SOURCE MATERIAL.
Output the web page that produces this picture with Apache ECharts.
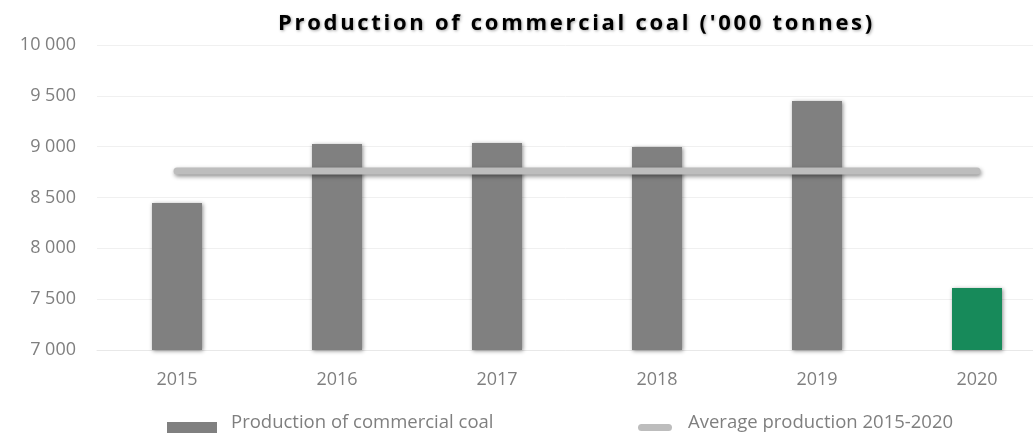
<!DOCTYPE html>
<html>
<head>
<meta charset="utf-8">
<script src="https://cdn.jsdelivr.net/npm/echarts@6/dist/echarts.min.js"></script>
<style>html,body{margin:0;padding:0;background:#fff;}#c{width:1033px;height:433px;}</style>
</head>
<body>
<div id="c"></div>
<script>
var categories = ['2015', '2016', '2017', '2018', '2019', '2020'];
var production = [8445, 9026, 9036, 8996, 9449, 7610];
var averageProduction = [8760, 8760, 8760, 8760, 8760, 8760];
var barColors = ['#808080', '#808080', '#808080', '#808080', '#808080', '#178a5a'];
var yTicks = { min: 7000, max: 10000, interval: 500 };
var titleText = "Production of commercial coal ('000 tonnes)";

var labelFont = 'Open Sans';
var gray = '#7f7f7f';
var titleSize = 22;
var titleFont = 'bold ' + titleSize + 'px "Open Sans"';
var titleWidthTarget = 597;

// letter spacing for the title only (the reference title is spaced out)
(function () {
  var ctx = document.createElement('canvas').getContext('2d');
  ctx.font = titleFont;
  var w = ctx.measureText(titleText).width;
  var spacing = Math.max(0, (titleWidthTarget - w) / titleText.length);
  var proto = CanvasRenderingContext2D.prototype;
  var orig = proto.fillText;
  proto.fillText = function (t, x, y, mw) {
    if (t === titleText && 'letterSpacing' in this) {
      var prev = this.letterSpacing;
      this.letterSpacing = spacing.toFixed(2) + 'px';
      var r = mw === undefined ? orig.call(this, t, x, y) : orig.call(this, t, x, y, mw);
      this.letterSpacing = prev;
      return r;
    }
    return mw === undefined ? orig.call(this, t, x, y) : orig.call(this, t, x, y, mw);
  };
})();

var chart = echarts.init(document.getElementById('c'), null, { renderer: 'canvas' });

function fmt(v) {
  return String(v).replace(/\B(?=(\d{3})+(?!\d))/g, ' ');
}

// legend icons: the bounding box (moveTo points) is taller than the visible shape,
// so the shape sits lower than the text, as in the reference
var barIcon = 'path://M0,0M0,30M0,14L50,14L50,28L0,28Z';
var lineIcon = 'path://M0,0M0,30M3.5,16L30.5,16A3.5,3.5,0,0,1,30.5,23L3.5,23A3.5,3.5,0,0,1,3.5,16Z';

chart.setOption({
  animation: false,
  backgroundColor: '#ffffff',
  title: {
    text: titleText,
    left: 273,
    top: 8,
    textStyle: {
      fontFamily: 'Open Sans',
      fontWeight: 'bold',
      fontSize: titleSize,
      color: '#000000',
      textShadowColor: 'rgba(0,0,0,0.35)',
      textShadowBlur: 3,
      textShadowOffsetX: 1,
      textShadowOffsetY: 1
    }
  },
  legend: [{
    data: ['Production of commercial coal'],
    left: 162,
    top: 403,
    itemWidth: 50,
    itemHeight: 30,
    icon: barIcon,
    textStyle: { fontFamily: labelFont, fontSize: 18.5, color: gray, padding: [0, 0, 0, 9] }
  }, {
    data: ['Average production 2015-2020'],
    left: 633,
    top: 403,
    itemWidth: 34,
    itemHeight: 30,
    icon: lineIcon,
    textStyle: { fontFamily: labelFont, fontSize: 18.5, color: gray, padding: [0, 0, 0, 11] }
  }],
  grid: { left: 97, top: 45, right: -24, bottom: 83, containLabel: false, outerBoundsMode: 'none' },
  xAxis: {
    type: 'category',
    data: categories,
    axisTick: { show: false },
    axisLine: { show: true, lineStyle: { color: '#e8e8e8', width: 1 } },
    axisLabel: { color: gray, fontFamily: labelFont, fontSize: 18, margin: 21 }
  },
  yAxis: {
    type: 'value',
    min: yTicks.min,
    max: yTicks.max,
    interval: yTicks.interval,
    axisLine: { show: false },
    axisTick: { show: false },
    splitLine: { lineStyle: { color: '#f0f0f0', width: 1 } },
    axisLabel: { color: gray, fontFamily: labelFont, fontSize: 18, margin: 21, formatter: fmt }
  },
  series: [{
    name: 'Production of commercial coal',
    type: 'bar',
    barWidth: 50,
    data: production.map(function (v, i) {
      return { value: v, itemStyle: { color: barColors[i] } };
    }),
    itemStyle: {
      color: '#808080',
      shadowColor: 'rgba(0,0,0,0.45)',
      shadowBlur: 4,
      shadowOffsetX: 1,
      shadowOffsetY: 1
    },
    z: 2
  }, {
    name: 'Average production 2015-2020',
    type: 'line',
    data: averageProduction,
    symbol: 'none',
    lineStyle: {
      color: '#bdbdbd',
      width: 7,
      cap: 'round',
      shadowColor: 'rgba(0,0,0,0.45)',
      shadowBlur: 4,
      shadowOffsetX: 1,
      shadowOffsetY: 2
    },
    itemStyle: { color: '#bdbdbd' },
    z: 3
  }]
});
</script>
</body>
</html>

INSTRUCTIONS TO FOLLOW.
Write out, word for word, the lines from the start of the data through the one holding "var titleWidthTarget = 597;". Omit pictures.

OUTPUT OF THE EXERCISE.
Output the web page that produces this picture with Apache ECharts.
<!DOCTYPE html>
<html>
<head>
<meta charset="utf-8">
<script src="https://cdn.jsdelivr.net/npm/echarts@6/dist/echarts.min.js"></script>
<style>html,body{margin:0;padding:0;background:#fff;}#c{width:1033px;height:433px;}</style>
</head>
<body>
<div id="c"></div>
<script>
var categories = ['2015', '2016', '2017', '2018', '2019', '2020'];
var production = [8445, 9026, 9036, 8996, 9449, 7610];
var averageProduction = [8760, 8760, 8760, 8760, 8760, 8760];
var barColors = ['#808080', '#808080', '#808080', '#808080', '#808080', '#178a5a'];
var yTicks = { min: 7000, max: 10000, interval: 500 };
var titleText = "Production of commercial coal ('000 tonnes)";

var labelFont = 'Open Sans';
var gray = '#7f7f7f';
var titleSize = 22;
var titleFont = 'bold ' + titleSize + 'px "Open Sans"';
var titleWidthTarget = 597;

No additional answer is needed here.